Dampak Perubahan Luas Mangrove di Papua dan Papua Barat terhadap Emisi Karbon
Abstract
Mangrove adalah ekosistem hutan pantai yang unik karena kemampuannya dalam menyerap dan menyimpan karbon atmosfer dan perairan dalam jumlah besar bahkan jika dibandingkan dengan tipe hutan lain. Namun keberadaannya di Papua dan Papua Barat kini terus mengalami penurunan luas akibat faktor antropogenik (perubahan fungsi lahan) dan faktor alam. Oleh sebab itu perlu dilakukan pengawasan dan pelaporan kondisi mangrove hubungannya dengan dampak yang ditimbulkan akibat perubahan luas mangrove terhadap pelepasan sejumlah emisi karbon ke atmosfer dalam jangka waktu yang lama. Penelitian yang dilakukan memiliki tujuan (i) mengidentifikasi penyebaran luas mangrove, (ii) menduga laju penurunan luas dan konsekuensinya terhadap cadangan karbon menurut tipe hidrogeomorfik, dan (iii) menduga emisi karbon di atas permukaan tanah setiap kabupaten akibat perubahan tutupan lahan mangrove dekade pertama (2001-2010) dan kedua (2011-2018) dengan memanfaatkan Atlas Papua dan pendekatan beda-cadangan (stock-difference approach) di setiap tipe hidrogeomorfik.
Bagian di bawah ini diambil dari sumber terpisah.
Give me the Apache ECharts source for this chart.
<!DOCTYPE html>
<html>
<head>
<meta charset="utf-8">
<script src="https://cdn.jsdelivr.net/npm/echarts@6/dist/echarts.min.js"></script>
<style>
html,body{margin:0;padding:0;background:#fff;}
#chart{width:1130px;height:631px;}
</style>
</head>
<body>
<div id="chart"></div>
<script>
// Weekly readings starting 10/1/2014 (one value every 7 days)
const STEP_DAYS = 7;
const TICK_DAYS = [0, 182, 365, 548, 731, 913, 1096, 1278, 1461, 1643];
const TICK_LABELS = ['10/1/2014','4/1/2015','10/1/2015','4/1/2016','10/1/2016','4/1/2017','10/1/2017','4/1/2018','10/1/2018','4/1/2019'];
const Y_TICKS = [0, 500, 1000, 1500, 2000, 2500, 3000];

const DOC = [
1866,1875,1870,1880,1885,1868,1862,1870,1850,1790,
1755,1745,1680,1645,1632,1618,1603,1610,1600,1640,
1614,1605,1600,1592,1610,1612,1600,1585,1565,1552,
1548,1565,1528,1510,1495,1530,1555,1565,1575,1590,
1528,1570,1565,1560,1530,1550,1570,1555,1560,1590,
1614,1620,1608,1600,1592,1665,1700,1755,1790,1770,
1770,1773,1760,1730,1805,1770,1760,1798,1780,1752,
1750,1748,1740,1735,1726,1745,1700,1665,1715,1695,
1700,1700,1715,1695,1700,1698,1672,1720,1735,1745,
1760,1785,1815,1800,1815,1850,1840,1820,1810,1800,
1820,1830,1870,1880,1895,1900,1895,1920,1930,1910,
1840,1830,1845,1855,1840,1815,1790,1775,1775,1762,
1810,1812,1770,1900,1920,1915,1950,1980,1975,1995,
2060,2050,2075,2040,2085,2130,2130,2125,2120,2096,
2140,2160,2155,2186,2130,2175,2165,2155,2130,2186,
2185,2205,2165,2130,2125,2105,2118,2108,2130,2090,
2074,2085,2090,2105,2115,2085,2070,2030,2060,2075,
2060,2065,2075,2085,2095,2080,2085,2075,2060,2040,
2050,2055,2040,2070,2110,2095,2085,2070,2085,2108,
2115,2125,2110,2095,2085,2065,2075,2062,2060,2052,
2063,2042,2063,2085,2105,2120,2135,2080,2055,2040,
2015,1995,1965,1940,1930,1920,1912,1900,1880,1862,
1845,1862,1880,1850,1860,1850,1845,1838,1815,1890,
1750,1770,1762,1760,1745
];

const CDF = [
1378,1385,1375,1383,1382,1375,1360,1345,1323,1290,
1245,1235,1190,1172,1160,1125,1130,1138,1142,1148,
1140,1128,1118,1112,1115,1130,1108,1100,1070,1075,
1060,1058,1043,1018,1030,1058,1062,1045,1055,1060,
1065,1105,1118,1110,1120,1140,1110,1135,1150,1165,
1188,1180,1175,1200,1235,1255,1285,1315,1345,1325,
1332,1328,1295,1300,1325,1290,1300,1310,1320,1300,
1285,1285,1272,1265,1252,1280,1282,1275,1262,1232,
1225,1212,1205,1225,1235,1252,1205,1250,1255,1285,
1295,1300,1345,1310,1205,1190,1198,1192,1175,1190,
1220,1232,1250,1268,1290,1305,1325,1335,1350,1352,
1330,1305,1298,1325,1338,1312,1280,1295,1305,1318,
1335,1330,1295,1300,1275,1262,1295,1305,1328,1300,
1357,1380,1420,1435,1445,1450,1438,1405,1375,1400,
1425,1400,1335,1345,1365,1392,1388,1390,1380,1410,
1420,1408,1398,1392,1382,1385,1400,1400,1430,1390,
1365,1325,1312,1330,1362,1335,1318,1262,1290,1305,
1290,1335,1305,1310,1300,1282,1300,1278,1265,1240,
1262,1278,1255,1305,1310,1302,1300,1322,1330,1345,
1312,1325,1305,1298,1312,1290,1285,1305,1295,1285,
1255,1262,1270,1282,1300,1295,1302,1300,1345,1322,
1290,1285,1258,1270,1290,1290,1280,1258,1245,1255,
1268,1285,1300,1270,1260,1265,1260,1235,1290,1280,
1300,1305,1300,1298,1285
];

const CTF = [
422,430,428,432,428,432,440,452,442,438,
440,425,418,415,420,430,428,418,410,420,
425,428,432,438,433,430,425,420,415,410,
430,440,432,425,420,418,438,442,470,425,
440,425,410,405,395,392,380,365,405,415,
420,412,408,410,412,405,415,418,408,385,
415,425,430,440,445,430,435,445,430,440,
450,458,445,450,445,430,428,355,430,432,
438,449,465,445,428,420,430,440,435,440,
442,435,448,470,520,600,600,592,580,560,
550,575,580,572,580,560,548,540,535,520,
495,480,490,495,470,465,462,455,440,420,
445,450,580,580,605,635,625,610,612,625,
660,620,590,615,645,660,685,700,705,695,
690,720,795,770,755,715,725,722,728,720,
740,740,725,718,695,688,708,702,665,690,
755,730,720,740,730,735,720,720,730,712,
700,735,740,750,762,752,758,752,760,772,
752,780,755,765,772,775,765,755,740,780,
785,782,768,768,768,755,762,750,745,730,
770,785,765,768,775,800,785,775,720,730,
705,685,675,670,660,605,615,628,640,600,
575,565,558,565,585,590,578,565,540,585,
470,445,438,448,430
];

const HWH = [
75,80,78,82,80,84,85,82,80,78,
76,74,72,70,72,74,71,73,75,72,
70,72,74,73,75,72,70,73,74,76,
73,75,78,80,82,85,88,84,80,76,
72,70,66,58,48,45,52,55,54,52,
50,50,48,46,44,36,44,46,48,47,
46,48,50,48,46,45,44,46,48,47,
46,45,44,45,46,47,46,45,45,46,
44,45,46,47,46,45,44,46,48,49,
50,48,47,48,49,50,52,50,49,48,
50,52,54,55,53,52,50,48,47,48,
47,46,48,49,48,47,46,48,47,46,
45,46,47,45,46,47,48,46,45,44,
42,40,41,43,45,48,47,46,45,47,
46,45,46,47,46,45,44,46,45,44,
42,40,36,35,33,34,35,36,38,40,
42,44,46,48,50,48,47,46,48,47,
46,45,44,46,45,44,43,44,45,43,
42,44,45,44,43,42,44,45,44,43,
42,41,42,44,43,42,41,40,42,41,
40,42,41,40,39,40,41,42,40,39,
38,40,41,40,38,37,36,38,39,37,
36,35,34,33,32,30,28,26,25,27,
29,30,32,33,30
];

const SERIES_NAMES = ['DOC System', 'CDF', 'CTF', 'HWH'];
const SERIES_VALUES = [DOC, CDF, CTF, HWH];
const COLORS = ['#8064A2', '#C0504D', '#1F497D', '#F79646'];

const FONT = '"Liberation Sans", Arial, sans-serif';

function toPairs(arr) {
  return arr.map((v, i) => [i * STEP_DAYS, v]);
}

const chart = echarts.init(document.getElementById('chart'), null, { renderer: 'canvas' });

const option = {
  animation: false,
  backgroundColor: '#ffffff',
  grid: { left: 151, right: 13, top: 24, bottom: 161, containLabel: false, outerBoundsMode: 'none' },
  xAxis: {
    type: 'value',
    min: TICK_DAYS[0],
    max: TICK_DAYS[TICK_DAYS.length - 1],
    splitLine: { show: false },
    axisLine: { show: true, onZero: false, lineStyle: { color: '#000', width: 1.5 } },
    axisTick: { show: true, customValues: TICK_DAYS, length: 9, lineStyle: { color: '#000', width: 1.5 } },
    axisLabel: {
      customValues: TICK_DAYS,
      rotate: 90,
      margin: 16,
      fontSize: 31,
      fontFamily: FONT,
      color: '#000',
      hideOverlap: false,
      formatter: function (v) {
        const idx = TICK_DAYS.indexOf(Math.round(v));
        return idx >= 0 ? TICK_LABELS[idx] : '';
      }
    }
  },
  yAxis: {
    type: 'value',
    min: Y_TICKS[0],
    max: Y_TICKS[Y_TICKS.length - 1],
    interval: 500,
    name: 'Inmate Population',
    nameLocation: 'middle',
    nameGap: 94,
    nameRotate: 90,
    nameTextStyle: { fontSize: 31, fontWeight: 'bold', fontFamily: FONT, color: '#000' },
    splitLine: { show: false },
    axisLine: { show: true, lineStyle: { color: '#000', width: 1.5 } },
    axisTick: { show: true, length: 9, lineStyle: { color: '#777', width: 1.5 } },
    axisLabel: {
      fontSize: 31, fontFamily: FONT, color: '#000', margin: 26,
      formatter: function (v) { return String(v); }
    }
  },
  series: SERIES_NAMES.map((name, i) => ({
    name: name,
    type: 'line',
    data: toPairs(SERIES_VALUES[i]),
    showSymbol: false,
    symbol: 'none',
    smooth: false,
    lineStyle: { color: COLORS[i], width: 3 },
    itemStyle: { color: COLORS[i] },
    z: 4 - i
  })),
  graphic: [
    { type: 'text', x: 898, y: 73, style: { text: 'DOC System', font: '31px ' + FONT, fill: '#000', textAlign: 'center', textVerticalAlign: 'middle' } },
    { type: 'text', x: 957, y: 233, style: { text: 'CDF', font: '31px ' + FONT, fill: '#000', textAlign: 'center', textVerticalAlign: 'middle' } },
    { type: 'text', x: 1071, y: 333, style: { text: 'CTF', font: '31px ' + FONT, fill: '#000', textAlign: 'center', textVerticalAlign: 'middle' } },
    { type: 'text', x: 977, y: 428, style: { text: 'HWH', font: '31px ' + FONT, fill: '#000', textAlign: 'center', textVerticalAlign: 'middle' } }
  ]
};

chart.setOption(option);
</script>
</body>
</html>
Berdasarkan hasil analisis diketahui bahwa Kabupaten Teluk Bintuni memiliki persentase luas mangrove terbesar yaitu 19% (228.419 ha) dan Kabupaten Tambrauw memiliki luas terkecil 0,002% (10 ha) dari total seluruh luas mangrove di Papua dan Papua Barat sebesar 1.174.947 ha pada tahun 2018. Luasan mangrove terdeteksi mengalami penurunan luas akibat perubahan fungsi lahan menjadi badan air, kawasan penambangan, daerah penebangan kayu, dan tutupan lahan lain seperti pemukiman hingga pelebaran jalan dengan laju 0,16%/th. Hal tersebut mengakibatkan terjadinya pengurangan cadangan karbon di atas permukaan dengan laju 10,52±8,60 Gg C/th atau 19,30±15,78 Gg CO2 ha/th. Emisi CO2 rata-rata dari deforestasi mangrove di Provinsi Papua dan Papua Barat tersebut hanya menyumbang 0.002% dari emisi nasional sektor FOLU sebesar 979.422 Gg CO2 ha/th.